§ Problem requirements
Reproduce the entries shown below only from the line with "Recreate this image" down to the line with "ax2 = fig.add_axes([0.5885, 0.0951, 0.4245, 0.848])", keeping both end lines and copying each one exactly.

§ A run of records
◆ ◆ ◆ ◆ ◆

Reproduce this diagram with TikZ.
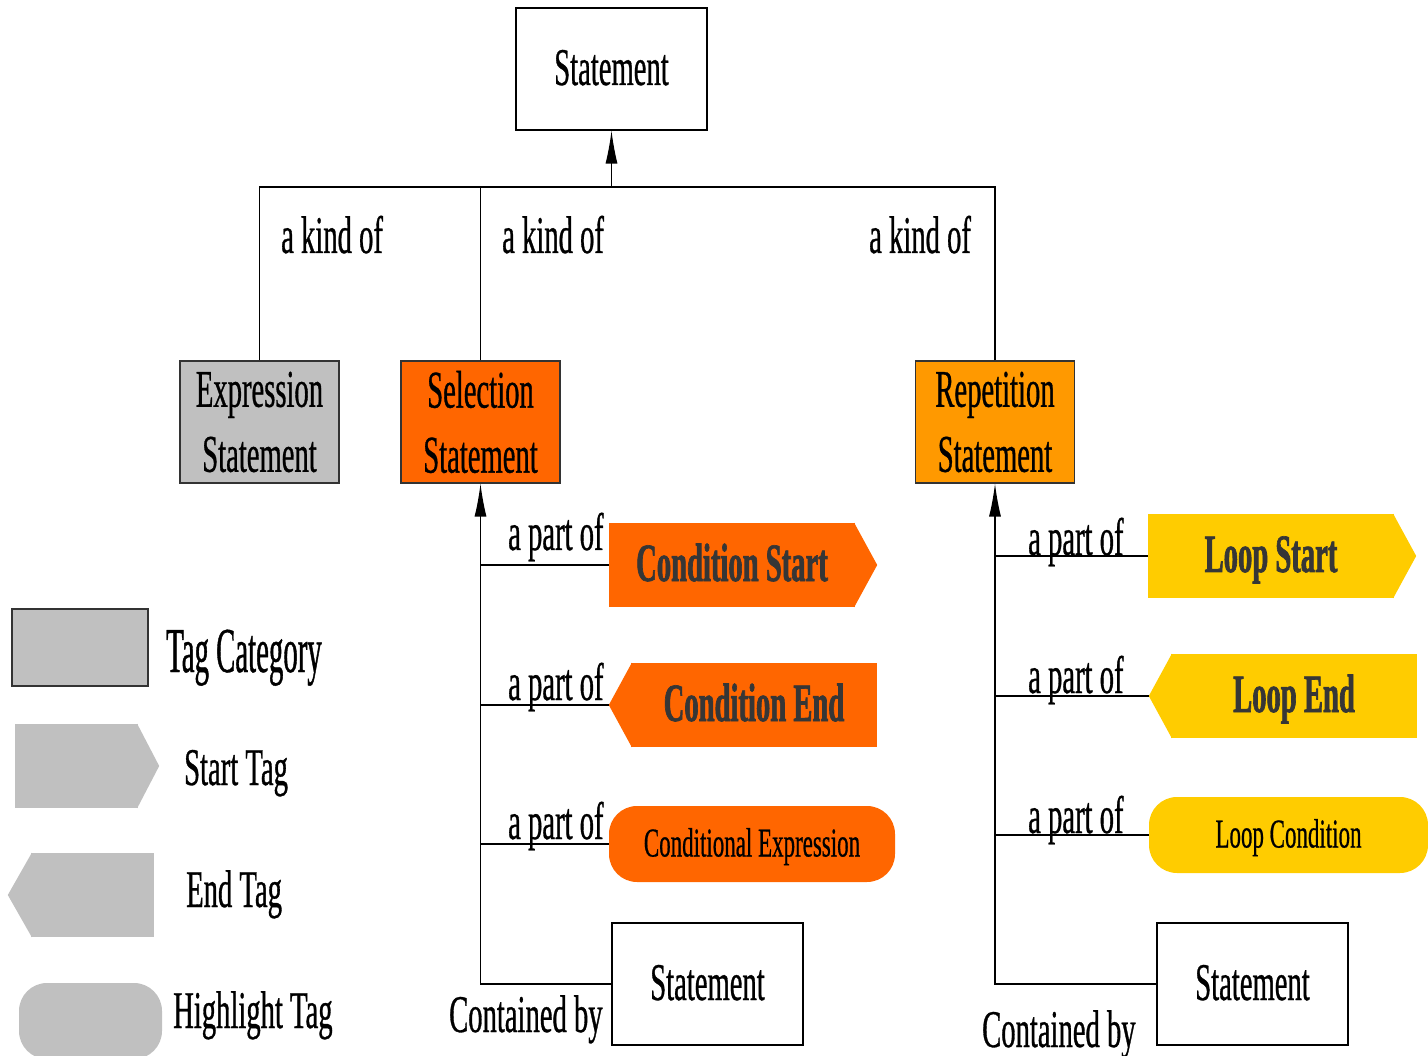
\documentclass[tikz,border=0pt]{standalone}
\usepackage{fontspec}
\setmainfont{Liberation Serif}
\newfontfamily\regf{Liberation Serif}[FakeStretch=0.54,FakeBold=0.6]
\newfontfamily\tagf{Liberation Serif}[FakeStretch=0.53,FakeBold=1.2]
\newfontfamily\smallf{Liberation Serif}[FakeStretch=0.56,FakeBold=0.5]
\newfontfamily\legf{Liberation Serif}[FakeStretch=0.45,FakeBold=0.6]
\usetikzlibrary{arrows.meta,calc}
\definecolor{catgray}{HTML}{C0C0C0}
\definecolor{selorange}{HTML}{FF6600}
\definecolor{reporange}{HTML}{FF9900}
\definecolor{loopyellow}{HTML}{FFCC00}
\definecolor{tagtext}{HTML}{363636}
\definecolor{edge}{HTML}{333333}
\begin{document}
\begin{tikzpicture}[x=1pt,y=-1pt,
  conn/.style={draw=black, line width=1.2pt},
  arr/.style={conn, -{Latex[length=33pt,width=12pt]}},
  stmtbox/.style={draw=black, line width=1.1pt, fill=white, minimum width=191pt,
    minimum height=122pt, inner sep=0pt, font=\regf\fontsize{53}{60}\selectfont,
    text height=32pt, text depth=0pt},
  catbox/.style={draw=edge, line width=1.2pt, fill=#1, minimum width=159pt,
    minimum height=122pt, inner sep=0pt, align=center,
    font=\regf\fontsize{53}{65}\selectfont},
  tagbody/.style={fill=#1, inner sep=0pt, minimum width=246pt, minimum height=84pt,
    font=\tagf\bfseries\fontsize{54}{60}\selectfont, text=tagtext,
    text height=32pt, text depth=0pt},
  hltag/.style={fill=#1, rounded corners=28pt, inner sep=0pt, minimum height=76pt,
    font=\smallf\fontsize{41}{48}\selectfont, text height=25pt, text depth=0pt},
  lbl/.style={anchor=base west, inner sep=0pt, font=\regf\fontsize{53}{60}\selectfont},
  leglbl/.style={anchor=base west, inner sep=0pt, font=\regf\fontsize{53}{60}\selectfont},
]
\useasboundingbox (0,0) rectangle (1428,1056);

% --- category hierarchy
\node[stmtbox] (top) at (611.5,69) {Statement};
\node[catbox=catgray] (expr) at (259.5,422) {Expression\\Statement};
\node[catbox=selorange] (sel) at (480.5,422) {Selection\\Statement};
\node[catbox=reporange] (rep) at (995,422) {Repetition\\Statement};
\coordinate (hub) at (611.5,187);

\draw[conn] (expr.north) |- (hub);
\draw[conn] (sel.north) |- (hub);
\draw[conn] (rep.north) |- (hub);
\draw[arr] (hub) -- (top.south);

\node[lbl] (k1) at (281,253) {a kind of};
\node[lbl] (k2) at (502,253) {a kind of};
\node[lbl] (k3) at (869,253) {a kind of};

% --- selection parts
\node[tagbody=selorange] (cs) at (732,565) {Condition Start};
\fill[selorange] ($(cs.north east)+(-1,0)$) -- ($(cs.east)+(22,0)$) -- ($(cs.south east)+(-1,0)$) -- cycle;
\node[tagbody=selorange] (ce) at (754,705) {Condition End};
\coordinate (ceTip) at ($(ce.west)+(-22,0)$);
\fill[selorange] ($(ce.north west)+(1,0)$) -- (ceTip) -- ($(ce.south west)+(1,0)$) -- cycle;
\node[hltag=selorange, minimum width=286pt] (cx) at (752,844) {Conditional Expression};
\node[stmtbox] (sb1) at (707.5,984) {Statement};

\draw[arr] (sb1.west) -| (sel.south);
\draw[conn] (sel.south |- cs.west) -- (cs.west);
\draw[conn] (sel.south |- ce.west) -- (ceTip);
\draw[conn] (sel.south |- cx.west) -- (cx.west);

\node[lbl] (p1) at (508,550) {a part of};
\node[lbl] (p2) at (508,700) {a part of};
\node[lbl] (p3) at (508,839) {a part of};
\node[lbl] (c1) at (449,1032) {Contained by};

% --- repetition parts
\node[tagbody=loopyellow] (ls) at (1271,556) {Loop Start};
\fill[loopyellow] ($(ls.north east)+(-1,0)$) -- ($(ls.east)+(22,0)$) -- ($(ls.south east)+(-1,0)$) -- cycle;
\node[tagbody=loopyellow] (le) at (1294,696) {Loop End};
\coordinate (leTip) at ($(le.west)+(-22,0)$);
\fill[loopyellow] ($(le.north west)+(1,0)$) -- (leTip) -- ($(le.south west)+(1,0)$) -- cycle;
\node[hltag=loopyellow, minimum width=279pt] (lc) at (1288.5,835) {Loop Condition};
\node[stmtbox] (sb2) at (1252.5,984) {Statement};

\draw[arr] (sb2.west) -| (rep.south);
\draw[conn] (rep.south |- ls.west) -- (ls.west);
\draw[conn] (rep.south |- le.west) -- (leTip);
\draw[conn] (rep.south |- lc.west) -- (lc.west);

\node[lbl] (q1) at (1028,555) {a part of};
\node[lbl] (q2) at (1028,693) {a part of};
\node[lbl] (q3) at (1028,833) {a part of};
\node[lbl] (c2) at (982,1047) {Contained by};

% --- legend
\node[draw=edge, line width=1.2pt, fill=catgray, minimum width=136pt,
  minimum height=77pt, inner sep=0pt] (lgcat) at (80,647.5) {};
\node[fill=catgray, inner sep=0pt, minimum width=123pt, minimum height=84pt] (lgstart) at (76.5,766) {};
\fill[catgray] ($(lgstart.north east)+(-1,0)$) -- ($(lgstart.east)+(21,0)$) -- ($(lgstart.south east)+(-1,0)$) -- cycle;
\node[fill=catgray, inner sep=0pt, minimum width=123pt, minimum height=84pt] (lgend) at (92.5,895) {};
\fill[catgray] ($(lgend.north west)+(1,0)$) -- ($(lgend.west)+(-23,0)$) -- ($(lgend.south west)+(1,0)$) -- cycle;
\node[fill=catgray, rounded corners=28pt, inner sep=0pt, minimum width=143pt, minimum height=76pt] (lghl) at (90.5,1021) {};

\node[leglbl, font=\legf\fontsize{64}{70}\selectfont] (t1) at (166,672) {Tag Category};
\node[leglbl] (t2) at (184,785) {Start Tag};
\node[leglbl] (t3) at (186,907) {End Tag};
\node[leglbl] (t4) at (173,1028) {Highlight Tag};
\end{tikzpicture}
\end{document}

◆ ◆ ◆ ◆ ◆

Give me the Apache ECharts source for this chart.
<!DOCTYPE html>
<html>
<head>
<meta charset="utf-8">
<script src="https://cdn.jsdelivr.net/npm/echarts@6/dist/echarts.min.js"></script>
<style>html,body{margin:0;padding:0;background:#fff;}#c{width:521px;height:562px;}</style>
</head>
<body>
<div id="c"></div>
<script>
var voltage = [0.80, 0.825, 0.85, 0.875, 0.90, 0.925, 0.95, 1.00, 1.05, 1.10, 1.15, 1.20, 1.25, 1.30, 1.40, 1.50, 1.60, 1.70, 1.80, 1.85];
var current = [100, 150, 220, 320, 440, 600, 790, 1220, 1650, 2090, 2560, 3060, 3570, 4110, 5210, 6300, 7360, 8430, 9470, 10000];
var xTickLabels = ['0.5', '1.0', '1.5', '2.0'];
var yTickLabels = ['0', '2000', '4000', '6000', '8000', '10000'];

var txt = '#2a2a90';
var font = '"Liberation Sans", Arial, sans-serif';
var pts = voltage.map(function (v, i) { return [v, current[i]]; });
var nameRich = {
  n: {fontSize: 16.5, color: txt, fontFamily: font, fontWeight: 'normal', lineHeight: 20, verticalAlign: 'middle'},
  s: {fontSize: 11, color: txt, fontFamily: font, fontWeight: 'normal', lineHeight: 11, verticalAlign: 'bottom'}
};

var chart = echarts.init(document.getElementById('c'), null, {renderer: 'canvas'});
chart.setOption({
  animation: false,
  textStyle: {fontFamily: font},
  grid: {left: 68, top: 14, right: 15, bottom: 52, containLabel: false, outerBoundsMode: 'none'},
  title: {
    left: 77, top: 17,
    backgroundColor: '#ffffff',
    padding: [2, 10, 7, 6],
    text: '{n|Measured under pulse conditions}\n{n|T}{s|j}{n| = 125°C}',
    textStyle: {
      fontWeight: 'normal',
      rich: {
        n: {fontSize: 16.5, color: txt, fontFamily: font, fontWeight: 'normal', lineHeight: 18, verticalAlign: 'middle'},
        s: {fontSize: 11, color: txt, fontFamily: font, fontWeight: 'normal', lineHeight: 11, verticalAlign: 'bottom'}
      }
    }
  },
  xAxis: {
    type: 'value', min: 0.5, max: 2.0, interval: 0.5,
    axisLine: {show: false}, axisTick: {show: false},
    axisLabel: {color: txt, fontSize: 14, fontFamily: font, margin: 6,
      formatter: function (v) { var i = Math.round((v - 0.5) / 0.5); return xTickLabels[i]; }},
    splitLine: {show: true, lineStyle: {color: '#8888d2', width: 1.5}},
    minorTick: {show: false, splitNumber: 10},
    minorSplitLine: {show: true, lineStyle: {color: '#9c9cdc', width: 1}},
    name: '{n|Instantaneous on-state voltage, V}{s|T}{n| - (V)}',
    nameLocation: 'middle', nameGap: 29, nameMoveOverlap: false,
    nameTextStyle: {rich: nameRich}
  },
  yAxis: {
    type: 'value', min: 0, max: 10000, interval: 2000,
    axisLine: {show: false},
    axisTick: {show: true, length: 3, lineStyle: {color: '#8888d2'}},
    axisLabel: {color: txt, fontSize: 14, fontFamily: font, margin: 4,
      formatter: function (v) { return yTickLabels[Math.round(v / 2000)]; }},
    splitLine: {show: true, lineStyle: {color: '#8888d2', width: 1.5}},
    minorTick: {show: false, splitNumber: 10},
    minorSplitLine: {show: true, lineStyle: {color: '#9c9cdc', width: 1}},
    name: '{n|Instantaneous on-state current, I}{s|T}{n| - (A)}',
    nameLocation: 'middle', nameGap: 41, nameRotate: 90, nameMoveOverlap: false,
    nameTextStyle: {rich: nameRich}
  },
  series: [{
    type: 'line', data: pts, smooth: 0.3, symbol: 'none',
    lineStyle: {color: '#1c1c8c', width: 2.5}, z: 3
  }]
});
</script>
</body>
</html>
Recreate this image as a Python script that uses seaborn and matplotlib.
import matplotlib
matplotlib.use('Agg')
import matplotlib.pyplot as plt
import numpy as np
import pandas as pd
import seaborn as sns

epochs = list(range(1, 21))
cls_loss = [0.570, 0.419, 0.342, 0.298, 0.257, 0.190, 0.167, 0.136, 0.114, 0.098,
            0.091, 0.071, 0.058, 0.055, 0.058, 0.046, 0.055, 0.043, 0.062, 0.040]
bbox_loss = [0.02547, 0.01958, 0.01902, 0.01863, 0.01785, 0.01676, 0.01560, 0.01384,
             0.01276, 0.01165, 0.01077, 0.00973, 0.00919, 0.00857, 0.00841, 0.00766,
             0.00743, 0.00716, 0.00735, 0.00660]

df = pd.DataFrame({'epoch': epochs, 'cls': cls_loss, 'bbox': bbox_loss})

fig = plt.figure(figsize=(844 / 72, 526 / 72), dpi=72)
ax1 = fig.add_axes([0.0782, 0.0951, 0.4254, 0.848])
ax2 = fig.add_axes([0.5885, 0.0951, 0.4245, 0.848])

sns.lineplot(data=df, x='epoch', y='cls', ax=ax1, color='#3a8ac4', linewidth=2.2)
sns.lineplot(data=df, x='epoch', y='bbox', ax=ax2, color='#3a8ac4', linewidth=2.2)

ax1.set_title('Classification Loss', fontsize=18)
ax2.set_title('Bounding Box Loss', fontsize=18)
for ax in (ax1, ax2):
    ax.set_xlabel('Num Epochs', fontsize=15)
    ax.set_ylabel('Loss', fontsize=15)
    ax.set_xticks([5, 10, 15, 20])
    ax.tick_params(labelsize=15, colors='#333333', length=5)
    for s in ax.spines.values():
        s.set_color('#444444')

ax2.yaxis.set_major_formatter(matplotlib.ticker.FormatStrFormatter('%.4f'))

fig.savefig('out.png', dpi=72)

◆ ◆ ◆ ◆ ◆

§ Output of the exercise
Recreate this image as a Python script that uses seaborn and matplotlib.
import matplotlib
matplotlib.use('Agg')
import matplotlib.pyplot as plt
import numpy as np
import pandas as pd
import seaborn as sns

epochs = list(range(1, 21))
cls_loss = [0.570, 0.419, 0.342, 0.298, 0.257, 0.190, 0.167, 0.136, 0.114, 0.098,
            0.091, 0.071, 0.058, 0.055, 0.058, 0.046, 0.055, 0.043, 0.062, 0.040]
bbox_loss = [0.02547, 0.01958, 0.01902, 0.01863, 0.01785, 0.01676, 0.01560, 0.01384,
             0.01276, 0.01165, 0.01077, 0.00973, 0.00919, 0.00857, 0.00841, 0.00766,
             0.00743, 0.00716, 0.00735, 0.00660]

df = pd.DataFrame({'epoch': epochs, 'cls': cls_loss, 'bbox': bbox_loss})

fig = plt.figure(figsize=(844 / 72, 526 / 72), dpi=72)
ax1 = fig.add_axes([0.0782, 0.0951, 0.4254, 0.848])
ax2 = fig.add_axes([0.5885, 0.0951, 0.4245, 0.848])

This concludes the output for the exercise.